# [What you have to do]
Repeat everything from the first line of the listing below through the line that contains "layers = [np.array(pulses)", exactly. Leave out pictures.

# [Data]
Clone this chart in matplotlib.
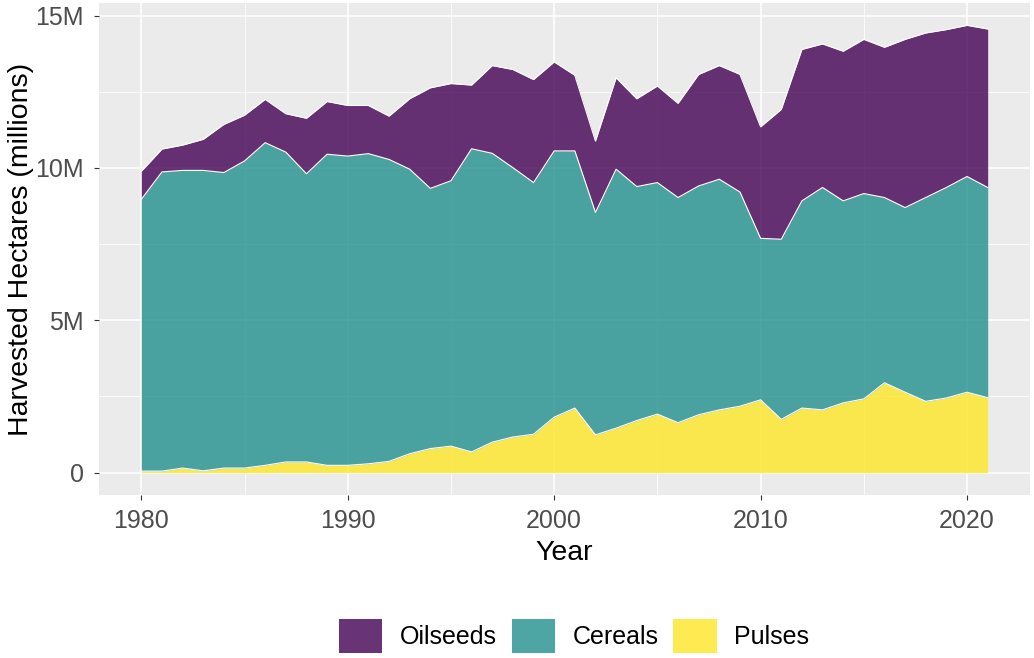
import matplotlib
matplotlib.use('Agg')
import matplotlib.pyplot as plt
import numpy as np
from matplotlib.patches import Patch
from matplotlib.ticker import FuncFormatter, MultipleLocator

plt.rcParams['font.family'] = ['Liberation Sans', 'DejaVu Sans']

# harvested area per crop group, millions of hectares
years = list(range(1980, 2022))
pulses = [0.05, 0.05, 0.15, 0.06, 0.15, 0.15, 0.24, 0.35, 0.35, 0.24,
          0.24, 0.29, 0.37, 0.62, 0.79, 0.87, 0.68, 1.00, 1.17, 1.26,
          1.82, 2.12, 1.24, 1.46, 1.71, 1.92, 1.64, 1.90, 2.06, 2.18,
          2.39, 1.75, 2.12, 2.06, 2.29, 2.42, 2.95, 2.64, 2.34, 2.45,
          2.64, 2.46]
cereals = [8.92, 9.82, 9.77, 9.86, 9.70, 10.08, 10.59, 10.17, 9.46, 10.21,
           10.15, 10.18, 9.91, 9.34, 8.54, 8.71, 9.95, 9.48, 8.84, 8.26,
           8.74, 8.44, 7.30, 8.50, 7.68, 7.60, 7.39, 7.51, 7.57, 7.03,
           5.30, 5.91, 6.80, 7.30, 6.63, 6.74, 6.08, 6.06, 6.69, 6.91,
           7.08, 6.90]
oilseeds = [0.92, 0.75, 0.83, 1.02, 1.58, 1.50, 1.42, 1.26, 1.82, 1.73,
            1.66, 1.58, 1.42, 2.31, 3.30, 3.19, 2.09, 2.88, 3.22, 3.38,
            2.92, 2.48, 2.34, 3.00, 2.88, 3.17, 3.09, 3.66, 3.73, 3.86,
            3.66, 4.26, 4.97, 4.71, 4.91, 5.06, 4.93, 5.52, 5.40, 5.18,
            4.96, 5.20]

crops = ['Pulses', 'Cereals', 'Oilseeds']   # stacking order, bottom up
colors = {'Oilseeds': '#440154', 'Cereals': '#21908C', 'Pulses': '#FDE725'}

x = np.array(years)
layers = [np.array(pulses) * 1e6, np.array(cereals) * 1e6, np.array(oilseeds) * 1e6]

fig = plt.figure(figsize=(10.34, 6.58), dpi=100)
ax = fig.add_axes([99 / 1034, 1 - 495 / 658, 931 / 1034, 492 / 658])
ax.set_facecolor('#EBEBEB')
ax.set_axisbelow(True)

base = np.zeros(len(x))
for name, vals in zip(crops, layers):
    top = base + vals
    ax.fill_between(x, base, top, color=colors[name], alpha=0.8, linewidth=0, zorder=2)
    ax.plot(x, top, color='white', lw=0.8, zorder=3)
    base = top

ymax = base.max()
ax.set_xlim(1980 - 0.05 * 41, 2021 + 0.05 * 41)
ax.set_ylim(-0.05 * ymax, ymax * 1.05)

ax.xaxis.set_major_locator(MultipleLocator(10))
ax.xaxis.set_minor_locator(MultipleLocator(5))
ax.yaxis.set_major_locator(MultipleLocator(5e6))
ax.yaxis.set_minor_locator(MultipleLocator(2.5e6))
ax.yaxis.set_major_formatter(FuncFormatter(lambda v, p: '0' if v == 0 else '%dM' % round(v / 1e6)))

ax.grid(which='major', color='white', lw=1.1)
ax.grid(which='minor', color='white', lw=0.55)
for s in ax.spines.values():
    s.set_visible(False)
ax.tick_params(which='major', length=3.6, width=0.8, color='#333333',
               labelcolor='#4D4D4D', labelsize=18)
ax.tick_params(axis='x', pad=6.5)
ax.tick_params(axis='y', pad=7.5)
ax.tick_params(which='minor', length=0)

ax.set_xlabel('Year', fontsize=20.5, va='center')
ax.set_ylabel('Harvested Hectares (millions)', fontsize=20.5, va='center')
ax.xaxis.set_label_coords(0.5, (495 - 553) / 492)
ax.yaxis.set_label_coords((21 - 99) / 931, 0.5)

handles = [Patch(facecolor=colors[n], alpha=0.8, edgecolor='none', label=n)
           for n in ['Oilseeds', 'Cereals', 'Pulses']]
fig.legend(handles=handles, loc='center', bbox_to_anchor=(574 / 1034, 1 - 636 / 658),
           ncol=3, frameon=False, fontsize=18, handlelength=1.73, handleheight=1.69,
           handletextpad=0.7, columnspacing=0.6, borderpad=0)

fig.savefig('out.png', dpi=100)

# [Worked solution]
Clone this chart in matplotlib.
import matplotlib
matplotlib.use('Agg')
import matplotlib.pyplot as plt
import numpy as np
from matplotlib.patches import Patch
from matplotlib.ticker import FuncFormatter, MultipleLocator

plt.rcParams['font.family'] = ['Liberation Sans', 'DejaVu Sans']

# harvested area per crop group, millions of hectares
years = list(range(1980, 2022))
pulses = [0.05, 0.05, 0.15, 0.06, 0.15, 0.15, 0.24, 0.35, 0.35, 0.24,
          0.24, 0.29, 0.37, 0.62, 0.79, 0.87, 0.68, 1.00, 1.17, 1.26,
          1.82, 2.12, 1.24, 1.46, 1.71, 1.92, 1.64, 1.90, 2.06, 2.18,
          2.39, 1.75, 2.12, 2.06, 2.29, 2.42, 2.95, 2.64, 2.34, 2.45,
          2.64, 2.46]
cereals = [8.92, 9.82, 9.77, 9.86, 9.70, 10.08, 10.59, 10.17, 9.46, 10.21,
           10.15, 10.18, 9.91, 9.34, 8.54, 8.71, 9.95, 9.48, 8.84, 8.26,
           8.74, 8.44, 7.30, 8.50, 7.68, 7.60, 7.39, 7.51, 7.57, 7.03,
           5.30, 5.91, 6.80, 7.30, 6.63, 6.74, 6.08, 6.06, 6.69, 6.91,
           7.08, 6.90]
oilseeds = [0.92, 0.75, 0.83, 1.02, 1.58, 1.50, 1.42, 1.26, 1.82, 1.73,
            1.66, 1.58, 1.42, 2.31, 3.30, 3.19, 2.09, 2.88, 3.22, 3.38,
            2.92, 2.48, 2.34, 3.00, 2.88, 3.17, 3.09, 3.66, 3.73, 3.86,
            3.66, 4.26, 4.97, 4.71, 4.91, 5.06, 4.93, 5.52, 5.40, 5.18,
            4.96, 5.20]

crops = ['Pulses', 'Cereals', 'Oilseeds']   # stacking order, bottom up
colors = {'Oilseeds': '#440154', 'Cereals': '#21908C', 'Pulses': '#FDE725'}

x = np.array(years)
layers = [np.array(pulses) * 1e6, np.array(cereals) * 1e6, np.array(oilseeds) * 1e6]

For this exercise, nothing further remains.